I initially wanted to just point this out and the exchange didn’t really go as hoped.

Yes, I guess 37 is almost like 40, so her friend got me there.  Turn down that music and get off my lawn!

Maybe I was intruding, but as a father of a girl who will one day be a teenager, felt that I was trying to be helpful.  Obviously talking to a teen, I expected such a response, but hopefully it made her think at least a little.

Google Buzz from Mobile seems to want to add your location and be public BY DEFAULT, so I felt there was a chance that it was an unknown to her.  I now worry about this in general.  Google Buzz was thrust into everyone’s inbox and probably does not look at age.  Supposedly kids under 13 are not “allowed” to have Gmail accounts, but I’ve never seen any kind of verification.

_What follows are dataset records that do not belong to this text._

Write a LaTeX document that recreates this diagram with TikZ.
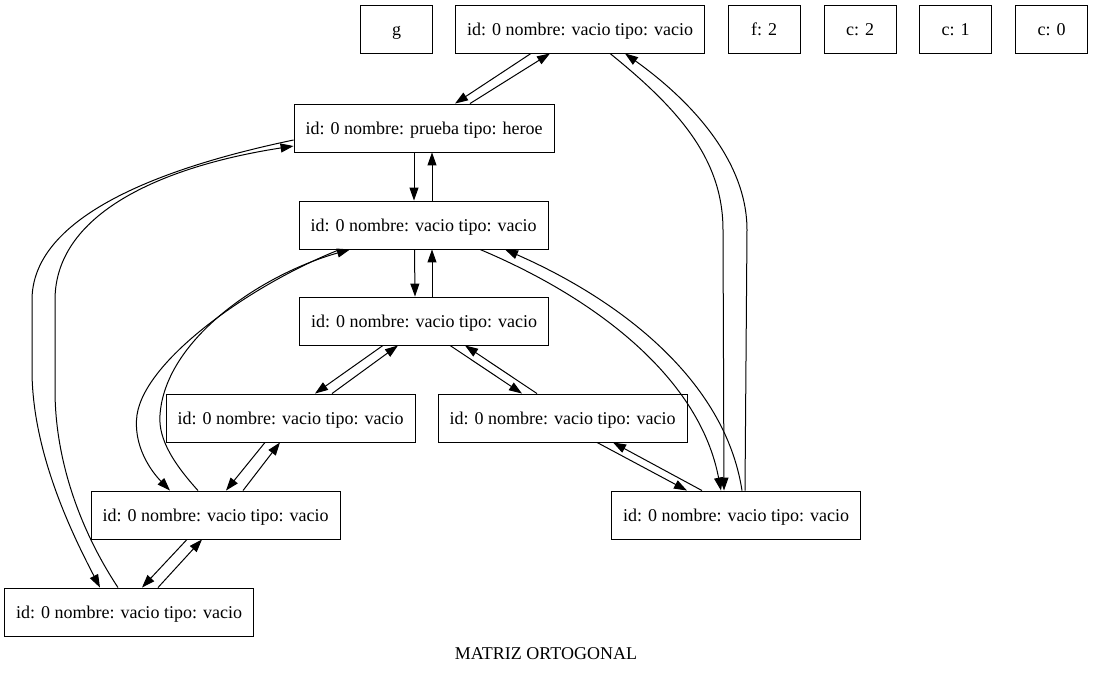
\documentclass[tikz,border=0pt]{standalone}
\usepackage{fontspec}
\setmainfont{Liberation Serif}
\usepackage{tikz}
\usetikzlibrary{arrows.meta,positioning}

\tikzset{
    caja/.style={draw, rectangle, line width=0.9pt, minimum width=72pt, minimum height=48pt, inner xsep=11.5pt, text height=12pt, text depth=0pt},
    flecha/.style={line width=1pt, -{Triangle[length=13pt,width=9pt]}}
}

\begin{document}
\begin{tikzpicture}[x=1pt, y=-1pt, font=\fontsize{18}{22}\selectfont]
        \useasboundingbox (0,0) rectangle (1093,675);

        % Cabeceras
        \node[caja] (g) at (396.5,29) {g};
        \node[caja] (raiz) at (580,29) {id: 0 nombre: vacio tipo: vacio};
        \node[caja] (f2) at (764,29) {f: 2};
        \node[caja] (c2) at (860,29) {c: 2};
        \node[caja] (c1) at (955.5,29) {c: 1};
        \node[caja] (c0) at (1051.5,29) {c: 0};

        % Nodos de la matriz
        \node[caja] (heroe) at (424,128) {id: 0 nombre: prueba tipo: heroe};
        \node[caja] (m1) at (423.5,225) {id: 0 nombre: vacio tipo: vacio};
        \node[caja] (m2) at (424,321) {id: 0 nombre: vacio tipo: vacio};
        \node[caja] (m3) at (290.5,418) {id: 0 nombre: vacio tipo: vacio};
        \node[caja] (m4) at (562.5,418) {id: 0 nombre: vacio tipo: vacio};
        \node[caja] (m5) at (215.5,515) {id: 0 nombre: vacio tipo: vacio};
        \node[caja] (m6) at (736,515) {id: 0 nombre: vacio tipo: vacio};
        \node[caja] (m7) at (129,612) {id: 0 nombre: vacio tipo: vacio};

        % Titulo
        \node (titulo) at (546,654) {MATRIZ ORTOGONAL};

        % Enlaces cortos
        \draw[flecha] ([xshift=-49pt]raiz.south) -- ([xshift=31pt]heroe.north);
        \draw[flecha] ([xshift=46pt]heroe.north) -- ([xshift=-30pt]raiz.south);
        \draw[flecha] ([xshift=-10pt]heroe.south) -- ([xshift=-9.5pt]m1.north);
        \draw[flecha] ([xshift=8.5pt]m1.north) -- ([xshift=8pt]heroe.south);
        \draw[flecha] ([xshift=-9pt]m1.south) -- ([xshift=-9pt]m2.north);
        \draw[flecha] ([xshift=8pt]m2.north) -- ([xshift=8.5pt]m1.south);
        \draw[flecha] ([xshift=-41pt]m2.south) -- ([xshift=24.5pt]m3.north);
        \draw[flecha] ([xshift=41.5pt]m3.north) -- ([xshift=-26pt]m2.south);
        \draw[flecha] ([xshift=26pt]m2.south) -- ([xshift=-40.5pt]m4.north);
        \draw[flecha] ([xshift=-25.5pt]m4.north) -- ([xshift=41pt]m2.south);
        \draw[flecha] ([xshift=-25.5pt]m3.south) -- ([xshift=10.5pt]m5.north);
        \draw[flecha] ([xshift=27.5pt]m5.north) -- ([xshift=-10.5pt]m3.south);
        \draw[flecha] ([xshift=-28.5pt]m5.south) -- ([xshift=13pt]m7.north);
        \draw[flecha] ([xshift=29pt]m7.north) -- ([xshift=-13.5pt]m5.south);
        \draw[flecha] ([xshift=34.5pt]m4.south) -- ([xshift=-49pt]m6.north);
        \draw[flecha] ([xshift=-34pt]m6.north) -- ([xshift=50.5pt]m4.south);

        % Enlaces largos (derecha)
        \draw[flecha] ([xshift=30pt]raiz.south) .. controls (680,110) and (723,160) .. (723,230) -- ([xshift=-12pt]m6.north);
        \draw[flecha] ([xshift=9pt]m6.north) -- (747,230) .. controls (747,160) and (690,100) .. ([xshift=45pt]raiz.south);
        \draw[flecha] ([xshift=56.5pt]m1.south) .. controls (600,300) and (700,380) .. ([xshift=-15pt]m6.north);
        \draw[flecha] ([xshift=6pt]m6.north) .. controls (725,380) and (620,300) .. ([xshift=81.5pt]m1.south);

        % Enlaces largos (izquierda)
        \draw[flecha] ([xshift=-83.5pt]m1.south) .. controls (250,285) and (145,360) .. (137,415) .. controls (133,445) and (150,470) .. ([xshift=-45.5pt]m5.north);
        \draw[flecha] ([xshift=-17.5pt]m5.north) .. controls (175,465) and (158,440) .. (160,415) .. controls (165,340) and (260,275) .. ([xshift=-73.5pt]m1.south);
        \draw[flecha] ([yshift=-12pt]heroe.west) .. controls (150,170) and (32,220) .. (32,300) -- (32,370) .. controls (32,450) and (70,530) .. ([xshift=-29pt]m7.north);
        \draw[flecha] ([xshift=-11pt]m7.north) .. controls (80,530) and (55,460) .. (55,390) -- (55,300) .. controls (55,210) and (170,165) .. ([yshift=-18pt]heroe.west);
\end{tikzpicture}
\end{document}
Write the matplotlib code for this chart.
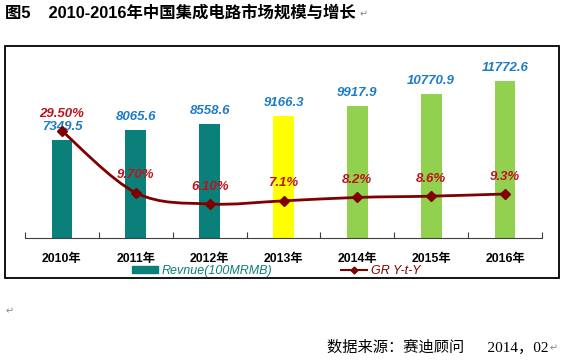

With my friend above, “lindsay”, who I would guess is between 13-16, what if I wasn’t trying to be helpful, but a predator?

I’ve seen enough of what this guy does to know there are some really bad people out there who would love to “follow” a young girl.  At what point does a young girl posting innocently, “My parents are gone and I’m bored and just hanging out…” become a risk?  How about when the exact GPS coordinates are attached and it’s public?  Yikes.

I like Buzz and think it’s a great service, but while the privacy of adults is one thing, protecting our kids is another thing altogether.  In my example above, not only was she flippant about it, but didn’t really care.  We don’t let 13 year olds drive cars because they’re not ready and we want to keep them (and us, of course) out of harm’s way.  Shouldn’t we start taking some of this approach with social networks?

Did I overstep my bounds?  Am I wrong?  Is this just the ranting of an “old” guy that’s, like, 40 or wat?